As for the Willowcasters themselves, they will be signed and auctioned off for charity at the tournament’s end. I wonder which clubhouse walls will be adorned with them at the end-of-season dinner.
Now that we have emerged victorious, perhaps it’s time for Darren to be given the credit due to a rock n roll prophet. The tune with which he opened his account back in the tournament’s infancy was, after all, The Boys are Back in Town.
Greetings from the guitar makers! Darren was indeed one of the good guys, in fact nearly all were apart from a prima donna at trent bridge! He is now using one we lent him to play at some of his gigs.
We’re with you on the set list thing. I was shown it a few weeks before the tournament and vented some misgivings on it, so when we found ourselves at the first Taunton match hanging out with the guitarist, we told the events people it was time to give the idea up and let them all do their own thing. Thankfully this time they took it on board!
The only real error in your piece is that the guitar was thought up by the corporates. We have been building cricket bat guitars for over ten years already now, and they came to us to purchase some for the tournament after we lent them one to take to Lords to pitch to the ICC.
The good thing about it all for us was the feedback we had from all the guitarists on the playability and build quality of the instruments, which means far more to us than any twitterati comments! Some ‘cricketarists’ even made a purchase!

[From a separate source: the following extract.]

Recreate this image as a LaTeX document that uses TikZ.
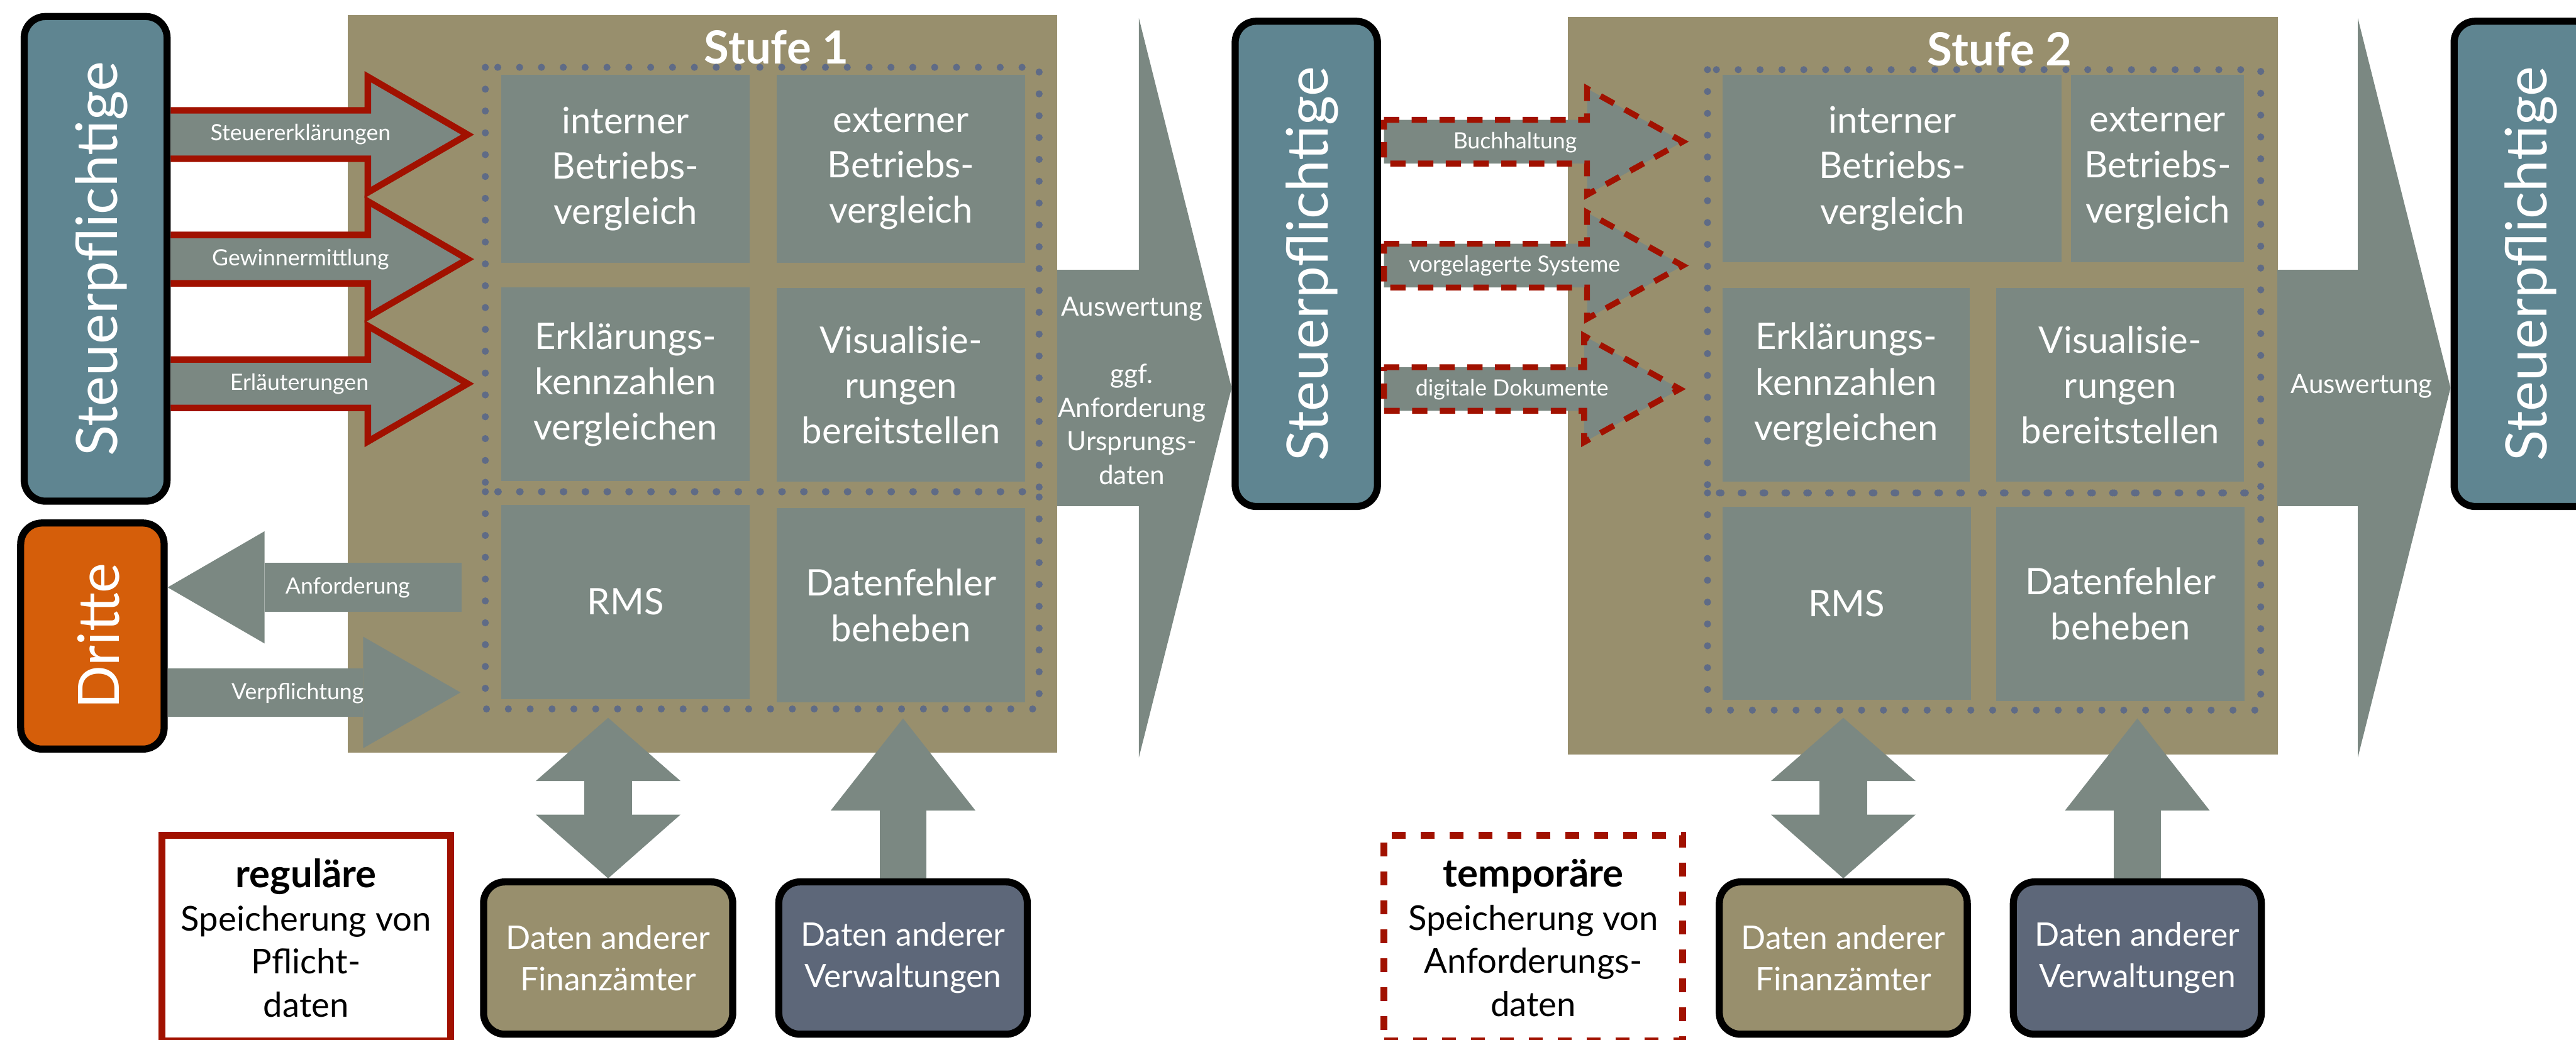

For any other information feel free to ask.
Regards, Colin and Steve
Hi Colin, Steve, Glad you enjoyed the piece! For the record, I didn’t actually suggest they thought up the idea of the guitar, just the idea of having a live guitarist … which makes me wonder: did they come to you to borrow a guitar or did you suggest it to them? If the latter, I think that was a top idea, just one not fully realised! Darren certainly enjoyed playing his, and his brother Jamie (another fine player) is very complimentary, especially of its acoustic sound, which is always a good thing. Did the proposed auction go ahead?